Shelbyville is also benefiting from the "near-shoring" trend. As manufacturing moves back toward North America, the Midwest and the South are winning. Kentucky sits right in the "Auto Alley." With Ford and Toyota having massive presences nearby, this building serves as a vital artery for the automotive supply chain.
Actionable insights for businesses and observers
If you are looking at the industrial market in this region, keep these factors in mind:
- Monitor Vacancy Rates: Even if 100 Stonecrest is full, look at the surrounding park. Low vacancy usually signals a rent hike is coming.

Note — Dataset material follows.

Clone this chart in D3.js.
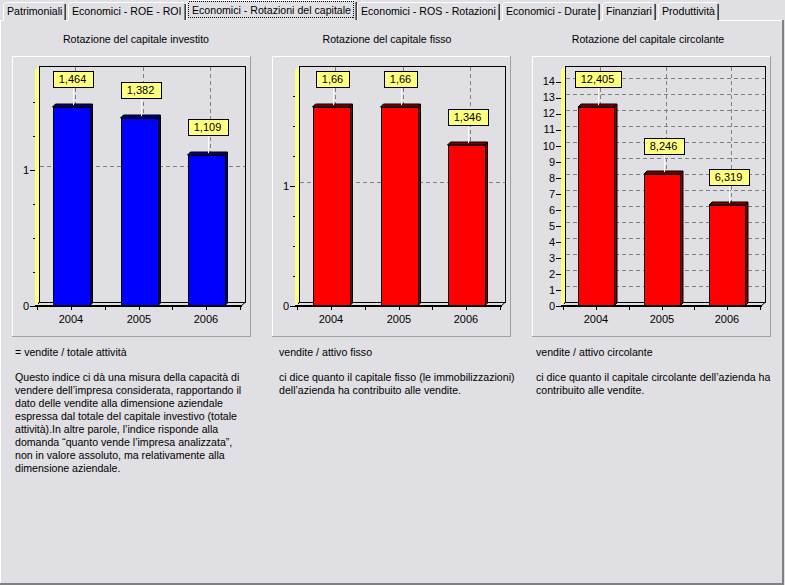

- Infrastructure Taxes: Shelby County has been aggressive in maintaining the roads leading to these parks. If that ever slips, the value of the "last mile" drops.
- Energy Costs: Kentucky generally offers lower industrial electricity rates than the national average, which is a massive draw for cold-storage or high-automation tenants.
- Labor Competition: With so many warehouses in the Louisville-Lexington corridor, the real "war" isn't for space—it's for the people to run the machines inside.
Understanding the significance of a single address like 100 Stonecrest Industrial Way helps demystify how stuff actually gets to your front door. It’s not magic. It’s a massive, well-oiled machine made of concrete, steel, and very smart logistics planning.